In four months, Karstens has morphed from long-reliever to workhorse. He's pitched into the seventh inning in each of his last nine starts, including a typically efficient seven-inning outing in a 3-1 loss to Cincinnati on Wednesday.

Karstens needed just 77 pitches to get through one of baseball's most productive lineups. He didn't overpower the Reds - he doesn't overpower anybody, really, with his middling 88-91 mph fastball - but now he knows he doesn't have to.

He knows he's got eight teammates around him who can catch the ball easier than he can throw it past a hitter. He's more than happy to let them do their job.

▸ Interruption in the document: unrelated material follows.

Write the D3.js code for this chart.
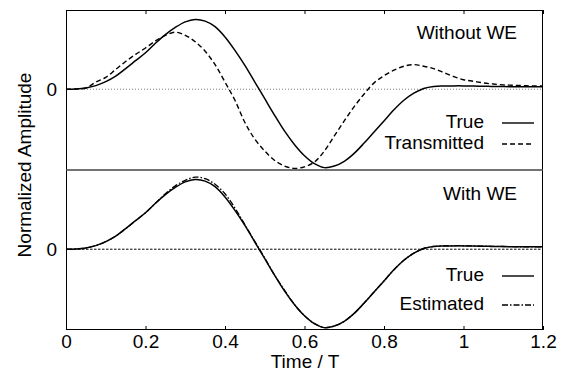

''Get them involved,'' said Karstens, who hasn't struck out more than five hitters in a game all year. ''The more they're involved, the better they're going to be at the plate and in the dugout.''

Pitching coach Ray Searage says Karstens has developed into ''a pitcher's pitcher,'' relying more on control and confidence than electric stuff.

''He's playing a chess game with the hitter and the hitter is going to try and figure out his chess game, his strategy,'' Searage said. ''He's going to go out there and try and have the hitter hit his pitch and get himself out.''

Even if Searage chides the reserved, laid-back San Diego native for being too ''rocket scientisty'' at times.

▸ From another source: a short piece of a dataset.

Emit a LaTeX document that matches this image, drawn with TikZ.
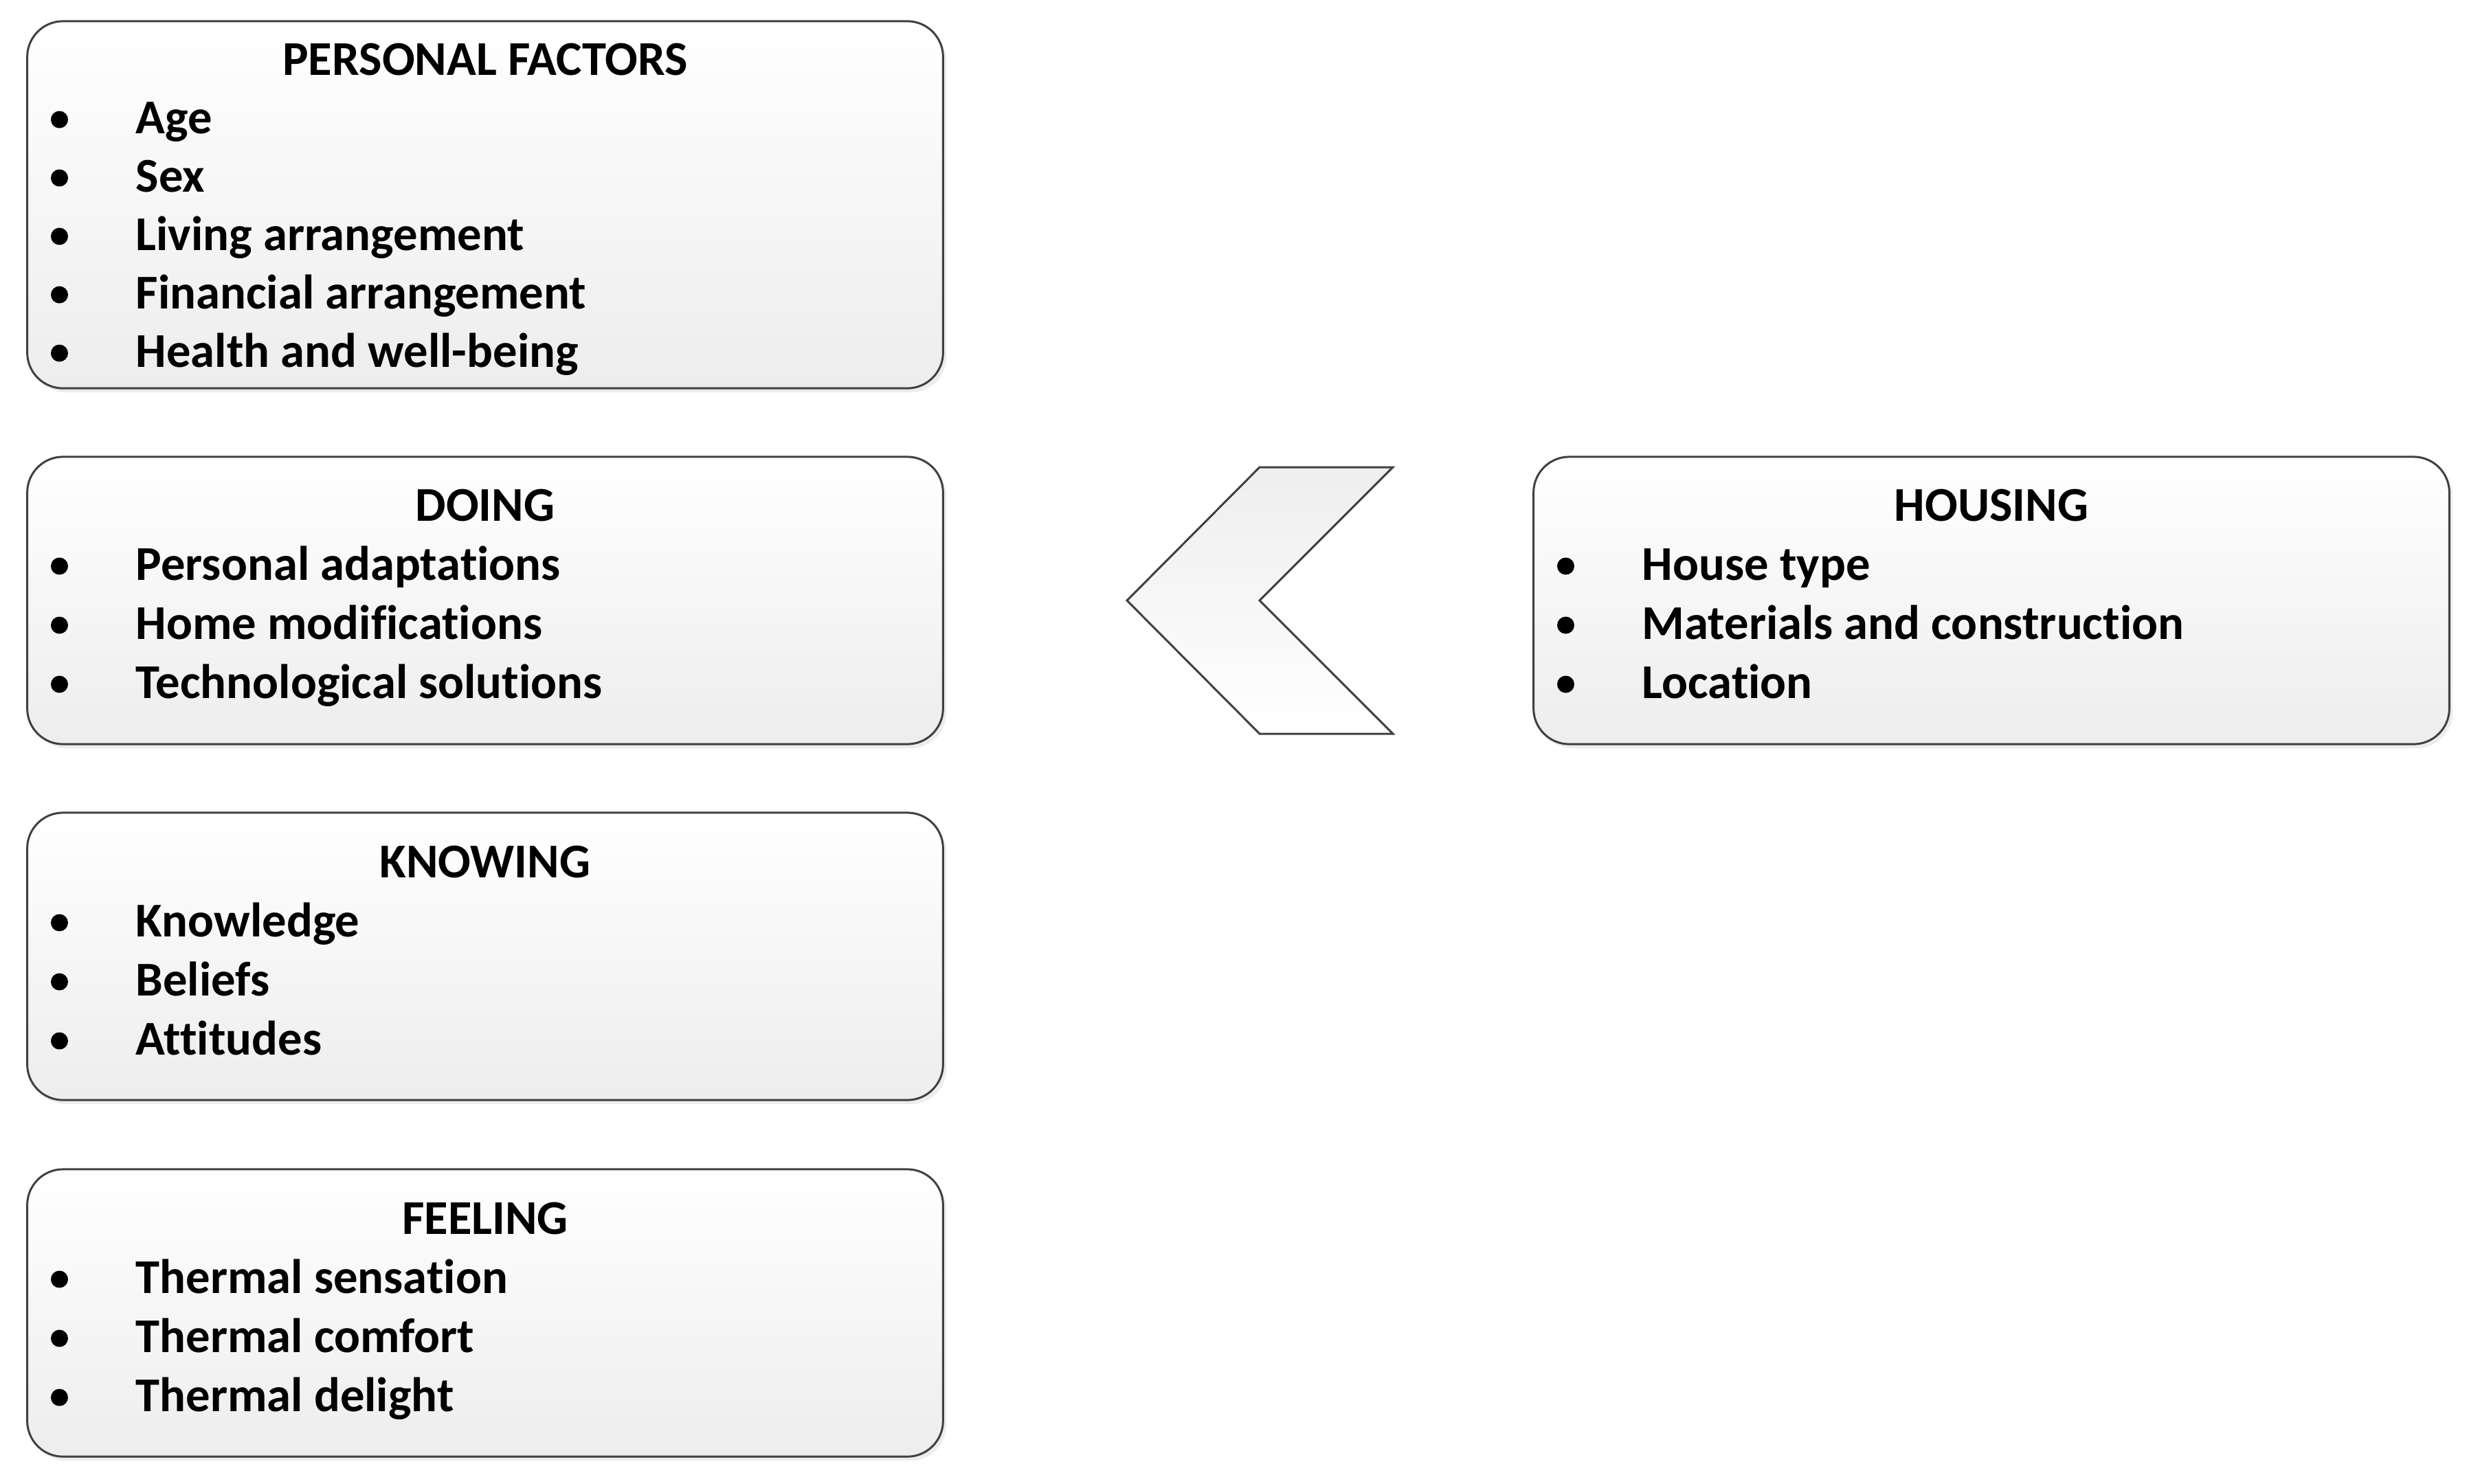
\documentclass[tikz,border=0pt]{standalone}
\usepackage{fontspec}
\setmainfont{Carlito}[Ligatures=NoCommon]
\usetikzlibrary{shadows}
\definecolor{edge}{HTML}{404040}
\definecolor{shadeb}{HTML}{EDEDED}
\definecolor{chevtop}{HTML}{EEEEEE}
\newcommand\fsz{\fontsize{20.1pt}{24pt}\selectfont\bfseries}
\tikzset{
  x=0.01cm, y=-0.01cm,
  panel/.style={draw=edge, line width=0.85pt, rounded corners=0.52cm,
    top color=white, bottom color=shadeb, minimum width=13.32cm, inner sep=0pt,
    drop shadow={shadow xshift=0.05cm, shadow yshift=-0.06cm, opacity=0.07, fill=black}},
  ttl/.style={anchor=base, font=\fsz, inner sep=0pt},
  itm/.style={anchor=base west, font=\fsz, inner sep=0pt},
  bul/.style={circle, fill=black, inner sep=0pt, minimum size=0.25cm},
  chev/.style={draw=edge, line width=0.85pt, line join=miter, top color=chevtop, bottom color=white}
}
\newcommand\panelitems[5]{% name, left x, first baseline, spacing, items
  \foreach \t [count=\i] in {#5} {
    \node[bul] (#1-b\i) at ({#2+46.5},{#3+(\i-1)*#4-20}) {};
    \node[itm] (#1-i\i) at ({#2+157},{#3+(\i-1)*#4}) {\t};
  }}
\begin{document}
\begin{tikzpicture}
\useasboundingbox (0,0) rectangle (3609,2159);
% panels
\node[panel, minimum height=5.34cm] (pf) at (706,298) {};
\node[panel, minimum height=4.18cm] (doing) at (706,874) {};
\node[panel, minimum height=4.18cm] (knowing) at (706,1392) {};
\node[panel, minimum height=4.18cm] (feeling) at (706,1911) {};
\node[panel, minimum height=4.18cm] (housing) at (2898,874) {};
% chevron
\draw[chev] (1640,874) -- (1833,680) -- (2027,680) -- (1833,874) -- (2027,1068) -- (1833,1068) -- cycle;
% titles
\node[ttl] (pf-t) at (706,109) {PERSONAL FACTORS};
\node[ttl] (doing-t) at (706,758) {DOING};
\node[ttl] (knowing-t) at (706,1277) {KNOWING};
\node[ttl] (feeling-t) at (706,1796) {FEELING};
\node[ttl] (housing-t) at (2898,758) {HOUSING};
% items
\panelitems{pf}{40}{194}{85}{Age,Sex,Living arrangement,Financial arrangement,Health and well-being}
\panelitems{doing}{40}{844}{86}{Personal adaptations,Home modifications,Technological solutions}
\panelitems{knowing}{40}{1363}{86}{Knowledge,Beliefs,Attitudes}
\panelitems{feeling}{40}{1882}{86}{Thermal sensation,Thermal comfort,Thermal delight}
\panelitems{housing}{2232}{844}{86}{House type,Materials and construction,Location}
\end{tikzpicture}
\end{document}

''He'll over-abuse a certain pitch because he can throw them from a couple different arm slots and he'll go a little bit too crazy on it,'' Searage said. ''I tell him to use it when you want, but don't abuse it. He picks it up and goes `Yeah, you're right' and he kicks himself in the butt saying `I should have known better.'''

Karstens is no longer prone to repeating the same mistakes, and is going deeper in games because of it. He has thrown at least 77 pitches in each start over the last two months, and has become effective deeper in games because he's taken his ego out of the equation.

''I'm maybe not as `dumb' when I'm pitching,'' he said. ''I'm not trying to throw a fastball by a guy.''

Something he tried to do too often earlier in his career. Coming up, Karstens figured the point was to get the batter to swing and miss. It led him to be too tentative. He's gotten knocked around enough to know he's going to get hit. His job now is to try and make sure the ball gets hit at somebody.

For the most part, it's worked. Though he was undone Wednesday by a pair of unearned runs on errors by shortstop Chase d'Arnaud, Karstens also was bailed out three times by spectacular plays in the field.

''He has our trust,'' centerfielder Andrew McCutchen said, ''and we trust him as well.''

Karstens is doing his best not to get ahead of himself. But it's getting tougher, isn't it?

After all, the Pirates are in the middle of their best season in nearly 20 years. And he appears to finally have grown comfortable in his own skin.

For a guy who wasn't quite sure of his role four months ago, he's been a key cog to one of baseball's best stories.

''You've got to love watching him go out there and pitch,'' closer Joel Hanrahan said. ''When he was in the bullpen, we always saw him as a starter in our eyes.